NEW ORLEANS, LA (WVUE) - In mere hours, Donald Trump will shed the title of president-elect and will become the nation's new leader and over-hauling the federal health care reform law is very high on his list of priorities.
"Certainly, we've very concerned about 20-plus million Americans potentially losing insurance, that would be a real public health problem," said Mollye Demosthenidy, J.D., a clinical associate professor in Tulane University's School of Public Health.
While Trump has promised to repeal and replace the law which was President Barack Obama's signature piece of federal legislation, the incoming president has not laid out all the minutiae of what he wants to accomplish.
An AP/NORC poll found that more than 4 in 10 republicans, democrats, and independents said they want the government to do something about the problems with the Affordable Care Act and a proposal put forth by Louisiana senior Sen. Bill Cassidy, a physician, is getting a lot of national media attention.

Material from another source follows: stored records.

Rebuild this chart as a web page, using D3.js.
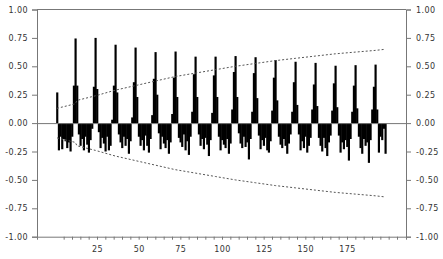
<!DOCTYPE html>
<html>
<head>
<meta charset="utf-8">
<script src="https://cdn.jsdelivr.net/npm/d3@7.9.0/dist/d3.min.js"></script>
<style>
  body { margin: 0; background: #fff; }
  text { font-family: "DejaVu Sans", sans-serif; font-size: 8px; fill: #333; letter-spacing: 0.4px; }
</style>
</head>
<body>
<script>
// autocorrelations, lags 1..198
const acf = [
  0.27, -0.24, -0.12, -0.23, -0.14, -0.16, -0.22, -0.17, -0.25, -0.12, 0.33, 0.745,
  0.33, -0.10, -0.20, -0.14, -0.24, -0.12, -0.19, -0.26, -0.15, -0.05, 0.32, 0.75,
  0.30, -0.08, -0.22, -0.13, -0.18, -0.25, -0.12, -0.24, -0.20, 0.03, 0.33, 0.69,
  0.27, -0.10, -0.17, -0.22, -0.12, -0.20, -0.14, -0.27, -0.16, 0.05, 0.36, 0.665,
  0.23, -0.12, -0.20, -0.15, -0.24, -0.11, -0.20, -0.26, -0.14, 0.07, 0.39, 0.625,
  0.25, -0.09, -0.23, -0.12, -0.18, -0.22, -0.15, -0.27, -0.17, 0.08, 0.40, 0.63,
  0.23, -0.13, -0.17, -0.21, -0.10, -0.24, -0.16, -0.28, -0.12, 0.10, 0.43, 0.585,
  0.23, -0.10, -0.20, -0.14, -0.23, -0.13, -0.19, -0.29, -0.15, 0.09, 0.42, 0.585,
  0.23, -0.12, -0.24, -0.15, -0.19, -0.22, -0.14, -0.27, -0.18, 0.12, 0.45, 0.59,
  0.23, -0.09, -0.18, -0.22, -0.12, -0.21, -0.17, -0.32, -0.14, 0.10, 0.44, 0.58,
  0.22, -0.11, -0.23, -0.15, -0.20, -0.13, -0.24, -0.26, -0.16, 0.11, 0.40, 0.555,
  0.20, -0.12, -0.19, -0.22, -0.14, -0.20, -0.27, -0.18, -0.10, 0.10, 0.36, 0.54,
  0.16, -0.10, -0.24, -0.16, -0.22, -0.12, -0.26, -0.20, -0.13, 0.12, 0.34, 0.53,
  0.15, -0.13, -0.20, -0.25, -0.13, -0.22, -0.29, -0.17, -0.11, 0.11, 0.35, 0.505,
  0.14, -0.11, -0.26, -0.17, -0.23, -0.15, -0.21, -0.33, -0.14, 0.10, 0.33, 0.51,
  0.13, -0.12, -0.22, -0.27, -0.14, -0.20, -0.17, -0.35, -0.15, 0.12, 0.32, 0.515,
  0.12, -0.26, -0.12, -0.15, -0.05, -0.27
];

// confidence band (dashed lines)
const bandLags  = [1, 12, 13, 24, 36, 48, 60, 72, 84, 96, 108, 120, 132, 144, 156, 168, 180, 192, 198];
const bandUpper = [0.13, 0.17, 0.20, 0.24, 0.29, 0.33, 0.37, 0.41, 0.44, 0.47, 0.50, 0.525, 0.55, 0.57, 0.59, 0.61, 0.625, 0.64, 0.65];
const bandLower = [-0.13, -0.17, -0.20, -0.24, -0.29, -0.33, -0.37, -0.41, -0.44, -0.47, -0.50, -0.525, -0.55, -0.57, -0.59, -0.61, -0.625, -0.64, -0.65];

const yTicks = [-1, -0.75, -0.5, -0.25, 0, 0.25, 0.5, 0.75, 1];
const xTickLabels = [25, 50, 75, 100, 125, 150, 175];

const W = 443, H = 259;
const mLeft = 37, mRight = 406, mTop = 9.5, mBottom = 236.7;

const svg = d3.select("body").append("svg")
    .attr("width", W)
    .attr("height", H);

const x = d3.scaleLinear().domain([-11, 210.4]).range([mLeft, mRight]);
const y = d3.scaleLinear().domain([-1, 1]).range([mBottom, mTop]);

const data = acf.map((v, i) => ({ lag: i + 1, v }));

// bars (slightly overlapping so neighbours merge into solid blocks)
svg.append("g")
    .selectAll("rect")
    .data(data)
    .enter().append("rect")
    .attr("x", d => x(d.lag - 0.5))
    .attr("width", x(1) - x(0) + 0.5)
    .attr("y", d => y(Math.max(0, d.v)))
    .attr("height", d => Math.abs(y(d.v) - y(0)))
    .attr("fill", "#000");

// zero line
svg.append("line")
    .attr("x1", mLeft).attr("x2", mRight)
    .attr("y1", y(0) + 0.5).attr("y2", y(0) + 0.5)
    .attr("stroke", "#777").attr("stroke-width", 1);

// bands
const band = d3.line().x(d => x(d[0])).y(d => y(d[1]));
[bandUpper, bandLower].forEach(b => {
    svg.append("path")
        .datum(bandLags.map((l, i) => [l, b[i]]))
        .attr("d", band)
        .attr("fill", "none")
        .attr("stroke", "#555")
        .attr("stroke-width", 1)
        .attr("stroke-dasharray", "2,2");
});

// axes
const axisColor = "#777";
const fmt = d => d3.format(".2f")(d).replace("\u2212", "-");
const yl = svg.append("g")
    .attr("transform", `translate(${mLeft},0)`)
    .call(d3.axisLeft(y).tickValues(yTicks).tickSize(5).tickPadding(4).tickFormat(fmt));
const yr = svg.append("g")
    .attr("transform", `translate(${mRight},0)`)
    .call(d3.axisRight(y).tickValues(yTicks).tickSize(5).tickPadding(5).tickFormat(fmt));
const xb = svg.append("g")
    .attr("transform", `translate(0,${mBottom})`)
    .call(d3.axisBottom(x).tickValues(d3.range(5, 210, 5)).tickSize(3).tickPadding(7)
        .tickFormat(d => xTickLabels.includes(d) ? d : ""));

[yl, yr, xb].forEach(g => {
    g.select(".domain").attr("stroke", axisColor);
    g.selectAll(".tick line").attr("stroke", axisColor);
    g.selectAll("text").attr("font-family", null).attr("font-size", null).attr("fill", null);
});

// top frame
svg.append("line")
    .attr("x1", mLeft).attr("x2", mRight)
    .attr("y1", mTop).attr("y2", mTop)
    .attr("stroke", axisColor);
</script>
</body>
</html>
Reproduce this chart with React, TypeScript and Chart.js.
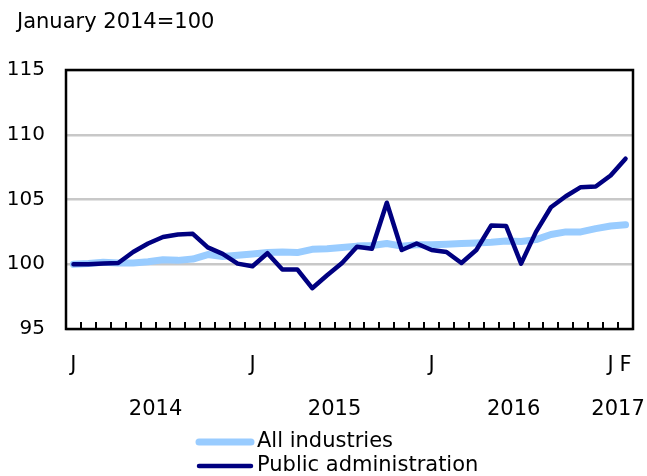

"We want people off of government plans onto private plans," said Cassidy, R-Louisiana.
The plan involves taking funds states receive from the federal government for health care and allow them to use it for tax credits for eligible residents. It also involves catastrophic major medical coverage.
"The option that I favor, that I think is best based upon my experience working in the Charity Hospital System is a tax credit that goes to the patient herself which she can then use to purchase the coverage she wishes to have and in that way she has ultimate control," said Cassidy.
His plan also repeals the mandate which allows for tax penalties for people without health coverage.
"People hate that. Washington D.C. should not be telling us how to live our lives," the senator stated.
Demosthenidy, a health care reform and health care policy expert said a lot is hanging in the balance as no one knows exactly what will be involved the new health care law Trump promises.
"One of the lesser known pieces that's not being talked about as much is that Affordable Care Act created and funded what's known as the Prevention and Public Health Fund," she said.
She said it funds billions in health care services for local communities.
"Programs that address chronic disease, that address the opioid epidemic, that address obesity, that address lead poisoning, the things that kind of hang in the background that affect the everyday Americans' health, we need to see those funded," Demosthenidy stated.
Sen. Cassidy insists the repeal and replacement must be simultaneous.
"I think they have to occur together and the way you repeal sets up your replace," said Sen. Cassidy.